I’m not saying I’m Edna. I know how this book ends. But my awakening understands hers: I want to will myself into a meaningful future, and time’s almost up for waiting and wading. There are a few places I’d like to head after USC. I’m thinking about the legacies with which I leave college and embrace my next worldwide adventure. I still don’t really know what’s after this estuary—the stilts barely help my vantage point—but I clutch this book with the word “awakening” in the title because its self-awareness meant something to me once before, and it just so happens that it’s in my life again.
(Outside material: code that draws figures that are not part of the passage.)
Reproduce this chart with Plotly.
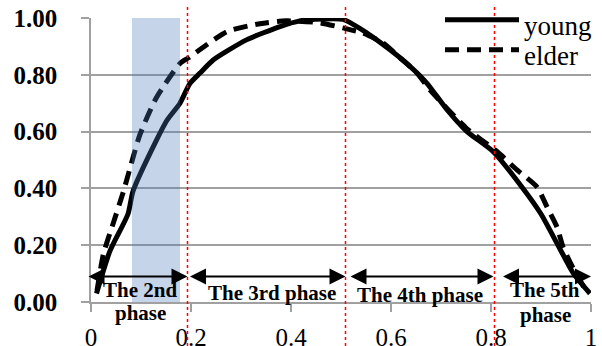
import plotly.graph_objects as go

# ---- data ----
young_x = [0.011, 0.038, 0.074, 0.084, 0.131, 0.152, 0.178, 0.198, 0.218, 0.245, 0.311, 0.378, 0.418,
           0.445, 0.504, 0.552, 0.598, 0.638, 0.672, 0.712, 0.752, 0.804, 0.864, 0.900, 0.934, 0.965, 0.998]
young_y = [0.03, 0.18, 0.31, 0.39, 0.57, 0.64, 0.70, 0.77, 0.806, 0.853, 0.923, 0.97, 0.99,
           0.995, 0.995, 0.947, 0.888, 0.83, 0.77, 0.677, 0.60, 0.53, 0.40, 0.31, 0.20, 0.10, 0.03]

elder_x = [0.012, 0.025, 0.045, 0.065, 0.098, 0.131, 0.178, 0.195, 0.272, 0.338, 0.39, 0.458, 0.504,
           0.544, 0.584, 0.618, 0.652, 0.678, 0.752, 0.812, 0.852, 0.892, 0.912, 0.932, 0.944, 0.964, 0.99]
elder_y = [0.04, 0.17, 0.28, 0.39, 0.59, 0.72, 0.84, 0.86, 0.952, 0.98, 0.99, 0.983, 0.965,
           0.947, 0.912, 0.86, 0.806, 0.747, 0.61, 0.53, 0.465, 0.405, 0.335, 0.264, 0.194, 0.12, 0.04]

series_names = ["young", "elder"]
x_ticks = [0, 0.2, 0.4, 0.6, 0.8, 1.0]
x_tick_labels = ["0", "0.2", "0.4", "0.6", "0.8", "1"]
y_ticks = [0, 0.2, 0.4, 0.6, 0.8, 1.0]
y_tick_labels = ["0.00", "0.20", "0.40", "0.60", "0.80", "1.00"]

phase_bounds = [0.193, 0.509, 0.807]          # red dotted lines
highlight_band = [0.082, 0.178]               # shaded 2nd-phase band
arrow_y = 0.09
arrow_spans = [(-0.008, 0.193), (0.195, 0.509), (0.516, 0.805), (0.821, 1.0)]
phase_labels = [("The 2nd", 0.098, 0.041), ("phase", 0.098, -0.040),
                ("The 3rd phase", 0.362, 0.032), ("The 4th phase", 0.658, 0.024),
                ("The 5th", 0.908, 0.041), ("phase", 0.908, -0.047)]

SERIF = "Times New Roman, Liberation Serif, serif"
DASH = "14px,8px"

fig = go.Figure()
fig.add_trace(go.Scatter(x=young_x, y=young_y, mode="lines", name=series_names[0],
                         line=dict(color="black", width=5, shape="spline", smoothing=0.6)))
fig.add_trace(go.Scatter(x=elder_x, y=elder_y, mode="lines", name=series_names[1],
                         line=dict(color="black", width=5, dash=DASH, shape="spline", smoothing=0.6)))

shapes = []
shapes.append(dict(type="rect", xref="x", yref="y", x0=highlight_band[0], x1=highlight_band[1],
                   y0=0, y1=1, fillcolor="rgba(75,120,185,0.32)", line=dict(width=0), layer="above"))
for b in phase_bounds:
    shapes.append(dict(type="line", xref="x", yref="paper", x0=b, x1=b, y0=-0.155, y1=1.042,
                       line=dict(color="red", width=1.5, dash="dot"), layer="above"))

# custom legend samples
shapes.append(dict(type="line", xref="paper", yref="paper", x0=0.708, x1=0.856, y0=0.994, y1=0.994,
                   line=dict(color="black", width=5)))
shapes.append(dict(type="line", xref="paper", yref="paper", x0=0.708, x1=0.856, y0=0.888, y1=0.888,
                   line=dict(color="black", width=5, dash=DASH)))

annotations = []
for a0, a1 in arrow_spans:
    annotations.append(dict(x=a1, y=arrow_y, ax=a0, ay=arrow_y, xref="x", yref="y", axref="x", ayref="y",
                            text="", showarrow=True, arrowhead=2, startarrowhead=2, arrowside="end+start",
                            arrowsize=1.6, startarrowsize=1.6, arrowwidth=2, arrowcolor="black"))
for txt, tx, ty in phase_labels:
    # y range is [0, 1] on a full-height domain, so paper y equals data y here
    annotations.append(dict(x=tx, y=ty, xref="x", yref="paper", text=txt, showarrow=False,
                            xanchor="center", yanchor="middle",
                            font=dict(family=SERIF, size=21, color="black", weight="bold")))
annotations.append(dict(x=0.862, y=0.973, xref="paper", yref="paper", text=series_names[0], showarrow=False,
                        xanchor="left", yanchor="middle", font=dict(family=SERIF, size=27, color="black")))
annotations.append(dict(x=0.862, y=0.867, xref="paper", yref="paper", text=series_names[1], showarrow=False,
                        xanchor="left", yanchor="middle", font=dict(family=SERIF, size=27, color="black")))

fig.update_layout(
    template="none",
    width=602, height=346,
    margin=dict(l=91, r=11, t=18, b=44, autoexpand=False),
    paper_bgcolor="white", plot_bgcolor="white",
    showlegend=False,
    shapes=shapes, annotations=annotations,
    xaxis=dict(range=[0, 1], tickvals=x_ticks, ticktext=x_tick_labels, showgrid=False, zeroline=False,
               automargin=False,
               showline=True, linecolor="#a0a0a0", linewidth=1.5, ticks="outside", ticklen=8,
               tickwidth=1.5, tickcolor="#a0a0a0", ticklabelstandoff=4,
               tickfont=dict(family=SERIF, size=25, color="black")),
    yaxis=dict(range=[0, 1], tickvals=y_ticks, ticktext=y_tick_labels, showgrid=True, gridcolor="#a0a0a0",
               gridwidth=1.5, zeroline=False, showline=True, linecolor="#a0a0a0", linewidth=1.5,
               automargin=False,
               ticks="outside", ticklen=8, tickwidth=1.5, tickcolor="#a0a0a0", ticklabelstandoff=19,
               tickfont=dict(family=SERIF, size=25, color="black", weight="bold")),
)

fig.write_html("out.html", config={"displayModeBar": False},
               post_script="document.body.style.margin='0px';document.body.style.overflow='hidden';")
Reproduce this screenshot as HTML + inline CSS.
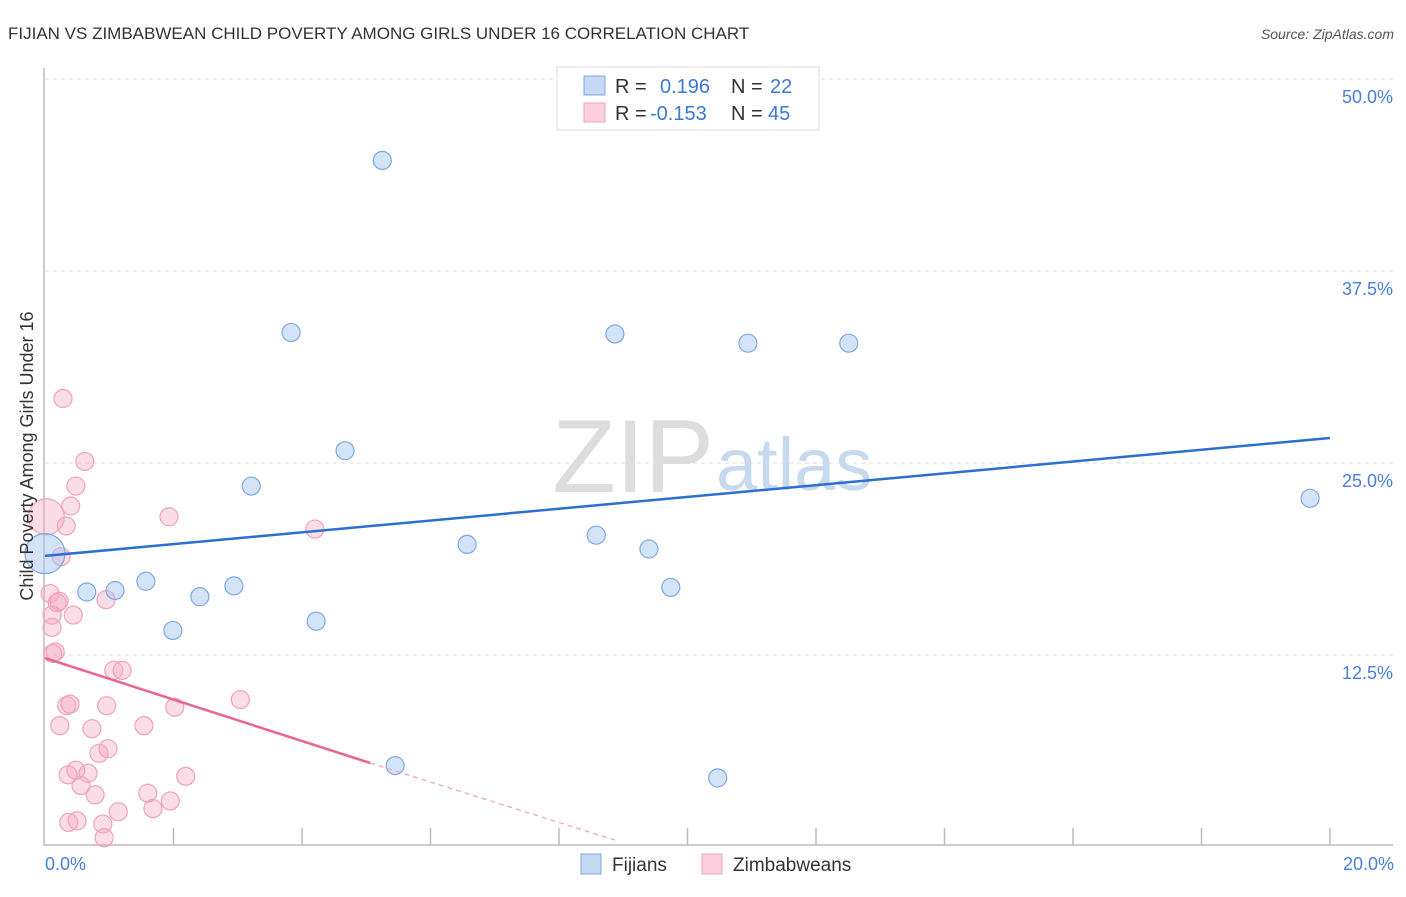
<!DOCTYPE html>
<html><head><meta charset="utf-8"><style>
body{margin:0;background:#fff;font-family:"Liberation Sans",sans-serif;}
svg text{font-family:"Liberation Sans",sans-serif;}
</style></head><body>
<svg width="1406" height="892" viewBox="0 0 1406 892">
<text x="8" y="39" font-size="17" fill="#333">FIJIAN VS ZIMBABWEAN CHILD POVERTY AMONG GIRLS UNDER 16 CORRELATION CHART</text>
<text x="1394" y="39" font-size="14" fill="#555" font-style="italic" text-anchor="end">Source: ZipAtlas.com</text>
<g id="grid"></g>
<text x="714" y="492" font-size="104" fill="#ddd" font-family="Liberation Serif" text-anchor="end">ZIP</text>
<text x="716" y="490" font-size="74" fill="#c7d9ee">atlas</text>
<g id="marks"></g>
<text x="33" y="456" font-size="18" fill="#333" text-anchor="middle" transform="rotate(-90 33 456)">Child Poverty Among Girls Under 16</text>
<text x="45" y="870" font-size="18" fill="#4a7fd6">0.0%</text>
<text x="1394" y="870" font-size="18" fill="#4a7fd6" text-anchor="end">20.0%</text>
<g>
<rect x="557" y="67" width="262" height="63" fill="#fff" stroke="#ddd"/>
<rect x="584" y="76" width="21" height="19" fill="#c5d9f5" stroke="#7fa8e0"/>
<rect x="584" y="103" width="21" height="19" fill="#fbd0dc" stroke="#eea3b8"/>
<text x="615" y="93" font-size="20" fill="#333">R = </text><text x="660" y="93" font-size="20" fill="#3a78d4">0.196</text>
<text x="731" y="93" font-size="20" fill="#333">N = </text><text x="770" y="93" font-size="20" fill="#3a78d4">22</text>
<text x="615" y="120" font-size="20" fill="#333">R = </text><text x="650" y="120" font-size="20" fill="#3a78d4">-0.153</text>
<text x="731" y="120" font-size="20" fill="#333">N = </text><text x="768" y="120" font-size="20" fill="#3a78d4">45</text>
</g>
<g>
<rect x="581" y="854" width="20" height="20" fill="#c5d9f5" stroke="#7fa8e0"/>
<text x="612" y="871" font-size="19" fill="#333">Fijians</text>
<rect x="702" y="854" width="20" height="20" fill="#fbd0dc" stroke="#eea3b8"/>
<text x="733" y="871" font-size="19" fill="#333">Zimbabweans</text>
</g>
</svg>
<script>
const yTicks=[12.5,25,37.5,50];
const yTickLabels=["12.5%","25.0%","37.5%","50.0%"];
const xTicks=[2,4,6,8,10,12,14,16,18,20];
const fijX=[5.25,3.83,8.87,10.94,12.51,4.67,3.21,19.69,6.57,8.58,9.40,1.57,0.65,1.09,2.94,2.41,9.74,1.99,4.22,5.45,10.47,0];
const fijY=[44.7,33.5,33.4,32.8,32.8,25.8,23.5,22.7,19.7,20.3,19.4,17.3,16.6,16.7,17.0,16.3,16.9,14.1,14.7,5.3,4.5,19.1];
const fijR=[9,9,9,9,9,9,9,9,9,9,9,9,9,9,9,9,9,9,9,9,9,20];
const zimX=[0.28,0.62,0.48,0.40,0.33,0.02,1.93,4.20,0.25,0.08,0.19,0.22,0.95,0.44,0.11,0.11,0.16,0.12,1.07,1.20,3.04,0.34,0.39,0.96,2.02,0.73,1.54,0.23,0.84,0.98,0.48,0.36,0.67,2.19,0.56,0.78,1.60,1.95,1.68,1.14,0.37,0.50,0.90,0.92];
const zimY=[29.2,25.1,23.5,22.2,20.9,21.5,21.5,20.7,18.9,16.5,15.9,16.0,16.1,15.1,15.1,14.3,12.7,12.6,11.5,11.5,9.6,9.2,9.3,9.2,9.1,7.7,7.9,7.9,6.1,6.4,5.0,4.7,4.8,4.6,4.0,3.4,3.5,3.0,2.5,2.3,1.6,1.7,1.5,0.6];
const fijTrend=[[0,18.95],[20,26.63]];
const zimTrend=[[0,12.3],[5.06,5.47]];
const zimTrendExt=[[5.06,5.47],[8.87,0.45]];
const sx=v=>45+v/20*1285, sy=v=>847-v/12.5*192;
const NS='http://www.w3.org/2000/svg';
function mk(t,a,p){const e=document.createElementNS(NS,t);for(const k in a)e.setAttribute(k,a[k]);p.appendChild(e);return e;}
const g=document.getElementById('grid'), m=document.getElementById('marks');
yTicks.forEach((t,i)=>{
 const l=mk('line',{x1:45,x2:1393,y1:sy(t),y2:sy(t),stroke:'#ddd','stroke-dasharray':'4,4'},g);
 
 
 const tx=mk('text',{x:1393,y:sy(t)+24,'font-size':18,fill:'#4a7fd6','text-anchor':'end'},g);
 tx.textContent=yTickLabels[i];
 
 
});
xTicks.forEach(t=>{
 const l=mk('line',{x1:sx(t),x2:sx(t),y1:828,y2:845,stroke:'#bbb','stroke-width':1.5},g);
 
 
});
const ax=mk('path',{d:'M44,68V845H1393',fill:'none',stroke:'#bbb','stroke-width':1.5},g);


zimX.forEach((x,i)=>{
 const c=mk('circle',{cx:sx(x),cy:sy(zimY[i]),r:(i==5?18:9),fill:'rgba(246,170,195,0.4)',stroke:'#eea3b8','stroke-width':1.2},m);
 
 
});
fijX.forEach((x,i)=>{
 const c=mk('circle',{cx:sx(x),cy:sy(fijY[i]),r:fijR[i],fill:'rgba(160,195,240,0.45)',stroke:'#7fa8e0','stroke-width':1.2},m);
 
 
});
let l=mk('line',{x1:sx(fijTrend[0][0]),y1:sy(fijTrend[0][1]),x2:sx(fijTrend[1][0]),y2:sy(fijTrend[1][1]),stroke:'#2c6fd1','stroke-width':2.5},m);


l=mk('line',{x1:sx(zimTrend[0][0]),y1:sy(zimTrend[0][1]),x2:sx(zimTrend[1][0]),y2:sy(zimTrend[1][1]),stroke:'#e8658f','stroke-width':2.5},m);


l=mk('line',{x1:sx(zimTrendExt[0][0]),y1:sy(zimTrendExt[0][1]),x2:sx(zimTrendExt[1][0]),y2:sy(zimTrendExt[1][1]),stroke:'#f0a0b8','stroke-width':1.2,'stroke-dasharray':'5,4'},m);


</script>
</body></html>
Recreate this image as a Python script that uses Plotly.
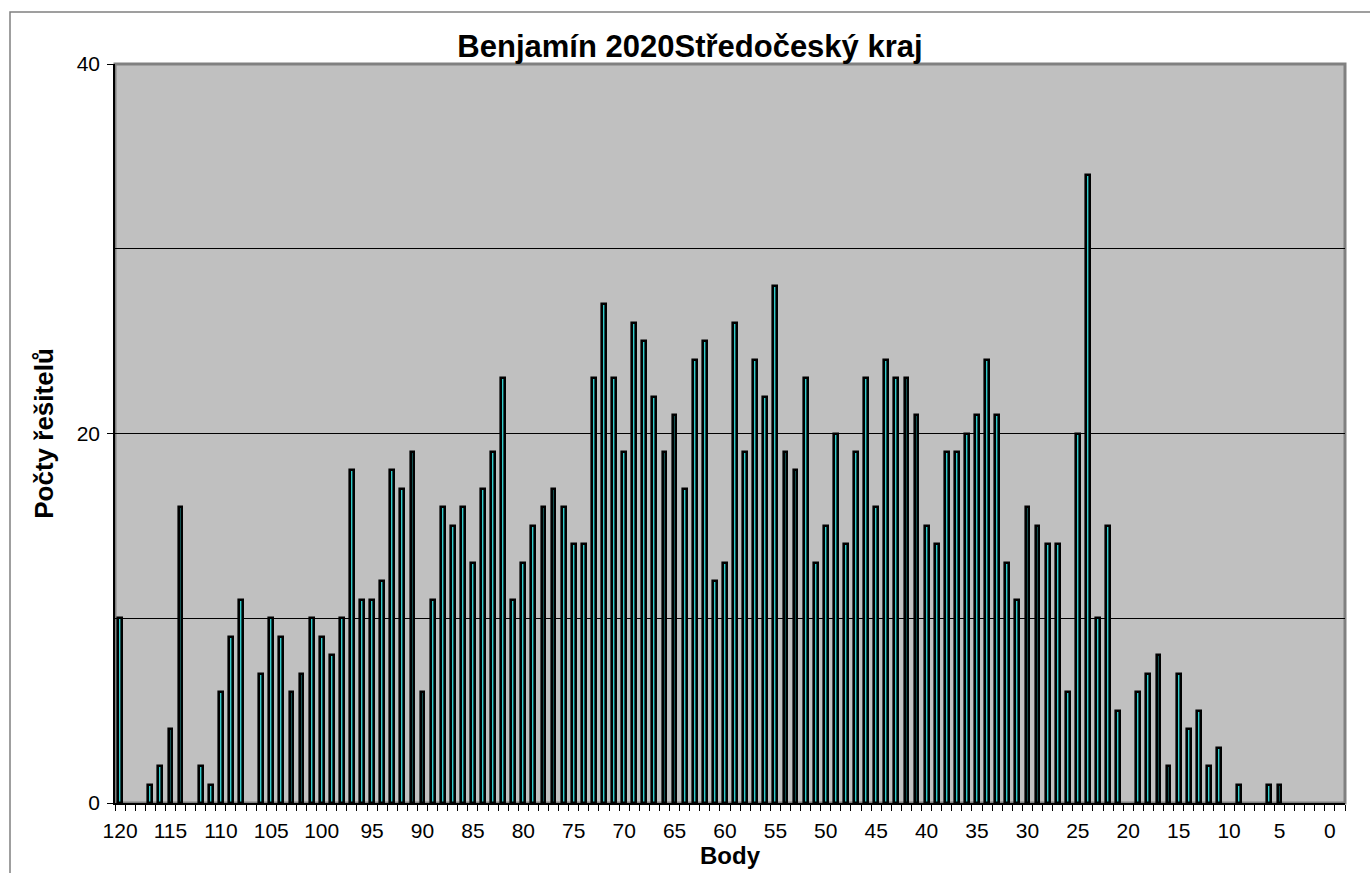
import plotly.graph_objects as go

# Points (Body) from 120 down to 0 and number of solvers (Počty řešitelů)
body = list(range(120, -1, -1))
pocty = [
    10, 0, 0, 1, 2, 4, 16, 0, 2, 1,        # 120..111
    6, 9, 11, 0, 7, 10, 9, 6, 7, 10,       # 110..101
    9, 8, 10, 18, 11, 11, 12, 18, 17, 19,  # 100..91
    6, 11, 16, 15, 16, 13, 17, 19, 23, 11, # 90..81
    13, 15, 16, 17, 16, 14, 14, 23, 27, 23,# 80..71
    19, 26, 25, 22, 19, 21, 17, 24, 25, 12,# 70..61
    13, 26, 19, 24, 22, 28, 19, 18, 23, 13,# 60..51
    15, 20, 14, 19, 23, 16, 24, 23, 23, 21,# 50..41
    15, 14, 19, 19, 20, 21, 24, 21, 13, 11,# 40..31
    16, 15, 14, 14, 6, 20, 34, 10, 15, 5,  # 30..21
    0, 6, 7, 8, 2, 7, 4, 5, 2, 3,          # 20..11
    0, 1, 0, 0, 1, 1, 0, 0, 0, 0,          # 10..1
    0,                                     # 0
]
x_tick_vals = list(range(120, -1, -5))
x_tick_text = [str(v) for v in x_tick_vals]
y_tick_vals = [0, 20, 40]

title_text = "Benjamín 2020Středočeský kraj"
x_title = "Body"
y_title = "Počty řešitelů"

W, H = 1370, 873
ML, MR, MT, MB = 115, 25, 64, 70
PW = W - ML - MR
PH = H - MT - MB

# zero counts draw no bar (no outline stub on the axis)
bar_y = [v if v > 0 else None for v in pocty]

fig = go.Figure()
fig.add_trace(go.Bar(
    x=body, y=bar_y, width=0.38,
    marker=dict(color="#33CCCC", line=dict(color="black", width=2.6)),
    hoverinfo="x+y",
))

font_main = "Liberation Sans, Arial, sans-serif"

fig.update_layout(
    width=W, height=H,
    margin=dict(l=ML, r=MR, t=MT, b=MB, autoexpand=False),
    paper_bgcolor="white",
    plot_bgcolor="#C0C0C0",
    showlegend=False,
    bargap=0,
    title=dict(text="<b>" + title_text + "</b>", x=690 / W, xref="container", xanchor="center",
               y=1 - 46 / H, yref="container", yanchor="middle",
               font=dict(family=font_main, size=31, color="black")),
    font=dict(family=font_main, color="black"),
)

fig.update_xaxes(
    range=[120.5, -1.5], automargin=False,
    tickmode="array", tickvals=x_tick_vals, ticktext=x_tick_text,
    ticks="", ticklabelstandoff=8,
    tickfont=dict(family=font_main, size=21, color="black"),
    showgrid=False, zeroline=False,
    showline=True, linecolor="black", linewidth=1.5,
    minor=dict(tickmode="linear", tick0=0.5, dtick=1, ticks="outside",
               ticklen=6, tickcolor="black", tickwidth=1, showgrid=False),
    title=dict(text="<b>" + x_title + "</b>", standoff=0,
               font=dict(family=font_main, size=24, color="black")),
)

fig.update_yaxes(
    range=[0, 40], automargin=False,
    tickmode="array", tickvals=y_tick_vals,
    ticks="outside", ticklen=6, tickcolor="black", tickwidth=1,
    ticklabelstandoff=3,
    tickfont=dict(family=font_main, size=21, color="black"),
    showgrid=True, gridcolor="black", gridwidth=1,
    zeroline=False,
    showline=True, linecolor="black", linewidth=1.5,
    minor=dict(tickmode="linear", tick0=0, dtick=10, ticks="",
               showgrid=True, gridcolor="black", gridwidth=1),
    title=dict(text="<b>" + y_title + "</b>", standoff=16,
               font=dict(family=font_main, size=26, color="black")),
)

# plot-area gray frame (top/right) and outer chart border
fig.add_shape(type="rect", xref="paper", yref="paper", x0=0, x1=1, y0=0, y1=1,
              line=dict(color="#808080", width=3), layer="below")


def px_x(px):
    return (px - ML) / PW


def px_y(py):
    return 1 - (py - MT) / PH


fig.add_shape(type="rect", xref="paper", yref="paper",
              x0=px_x(10), x1=px_x(1380), y0=px_y(885), y1=px_y(12),
              line=dict(color="#808080", width=1.5), layer="below")

fig.write_html(
    "out.html",
    config={"displayModeBar": False},
    post_script="document.body.style.margin='0';document.body.style.overflow='hidden';",
)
We leave the shores of Grand Isle for New Orleans tomorrow, a city I still build in my head exclusively with scenes from The Princess and the Frog. I’m not sure what to expect. I am sure, though, that Edna will come with me along with every estuary I’ve ever waded, like sand that follows you from the beach for a month, for three years, or perhaps a lifetime.
Grand Isle is not ready to commit, and I’ve realized I can plan but not predict. Like the Isle, I have to be okay with choosing wavering over waves sometimes. So tonight, I’ll sleep on stilts in sinking sand.
Tomorrow, though, we’re off to the city. My future brims and I’m hungry for a coffee shop beignet, which are apparently the holy grail. Si tu savais!